Il existe un débat ancien au Japon sur la nucléarisation et le remilitarisation du pays. La conjoncture y est favorable aux partisans de l’acquisition de l’arme atomique. Le Japon a déjà le quatrième budget militaire au monde et dispose d’une marine qui est supérieure à celle de la Grande-Bretagne. Certains politiciens japonais estiment qu’une arme nucléaire défensive n’irait pas à l’encontre de la constitution. Il est indéniable que le Japon a la possibilité de devenir une puissance nucléaire puisqu’il a la technologie nécessaire, des missiles balistiques et suffisamment de plutonium pour construire des centaines de bombes.
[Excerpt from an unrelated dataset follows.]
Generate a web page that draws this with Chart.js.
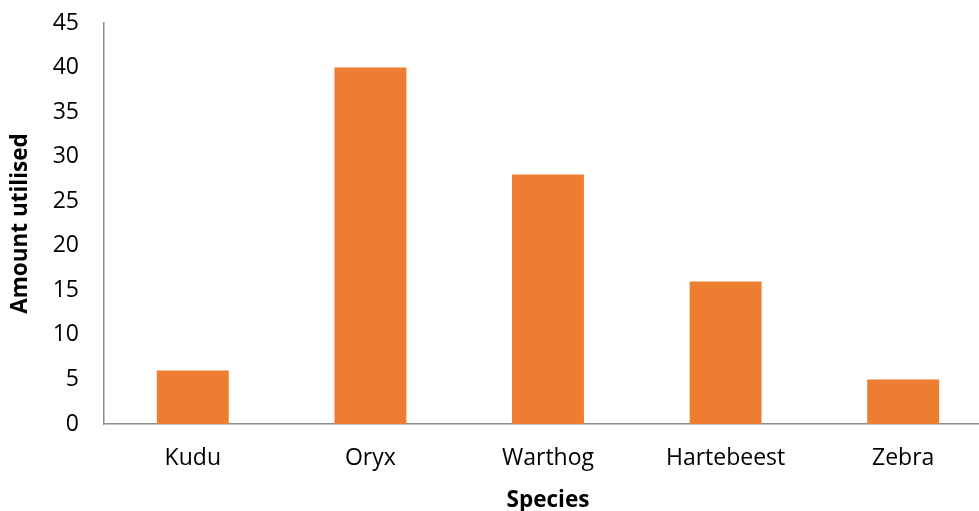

Le gouvernement japonais actuel a soulevé plusieurs fois cette question. Le Premier ministre japonais a visité plusieurs fois des sites dédiés à la croyance que les dirigeants japonais ont été accusés à tort de crimes de guerre pendant la Seconde Guerre mondiale. Pour l’instant, la protection nucléaire des États-Unis et les accords de non-prolifération de l’ONU ont dissuadé le Japon de s’équiper nucléairement, mais l’affaiblissement de l’ONU et des traités de non-prolifération a rendu l’acquisition par le Japon de telles armes beaucoup plus « naturelle ». En outre, la politique états-unienne des frappes préventives et les probabilités de riposte inhérentes à de telles frappes sur la Corée du Nord entraînent un risque pour le Japon. Même les hommes politiques qui rejettent l’arme atomique pourraient se laisser tenter par cette forme de défense.
Le seul moyen d’éviter une course aux armements en Asie est de relancer les discussions au sein de l’ONU.